Independente da situação, o Ministério da Integração Nacional continuou com a distribuição de lotes de perímetros irrigados para empresários do Sul, em vez de beneficiar os camponeses da região que padecem com a falta de água.
A Companhia Nacional de Abastecimento (Conab) foi autorizada a comprar milho para levar para o Nordeste e salvar o rebanho.
No entanto, a companhia fez vários editais e não encontrou quem vendesse milho suficiente para a demanda. Por quê?
A safra de milho é controlada por empresas transnacionais.
A Cargill e a Bunge exportaram nada menos que 18 milhões de toneladas de milho para os Estados Unidos no último ano.

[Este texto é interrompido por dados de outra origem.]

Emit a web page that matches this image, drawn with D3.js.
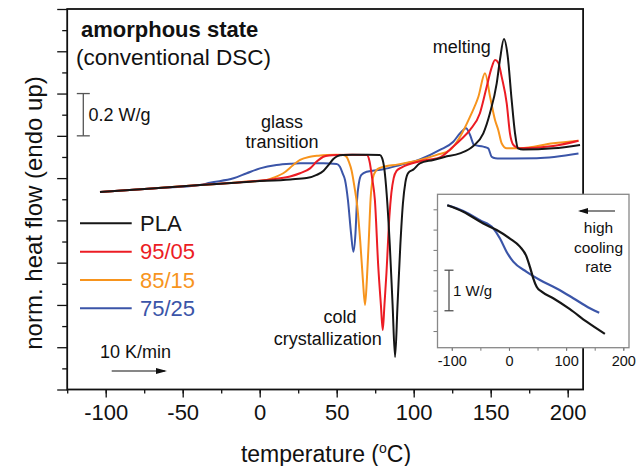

Esse milho voltou ao país como etanol, importado por esses mesmas empresas.
Com isso, o preço do etanol se mantém bem acima do seu valor real.
Se o governo quisesse resolver o problema, poderia requisitar a produção de milho, proibir as exportações e salvar o rebanho no Nordeste, enfrentando o problema das mortes dos animais causado pela seca.
Nenhuma palavra na imprensa burguesa sobre a falta de milho no país campeão de produção agrícola.
Na verdade, foram escondidas as raízes da perda do rebanho no Nordeste.
Dessa forma, a mídia burguesa demonstra seu compromisso com o interesses do grande capital financeiro internacional.
Os meios de comunicação da classe dominante, “preocupados” com a inflação, omitem questões centrais relacionadas à formação dos preços no país.
Assim, os verdadeiros problemas que a sociedade brasileira enfrenta ficam submersos diante da manipulação e da hipocrisia dos donos de jornais, revistas e redes de televisão.
João Pedro Stedile é economista e coordenador do Movimento dos Trabalhadores Sem Terra (MST).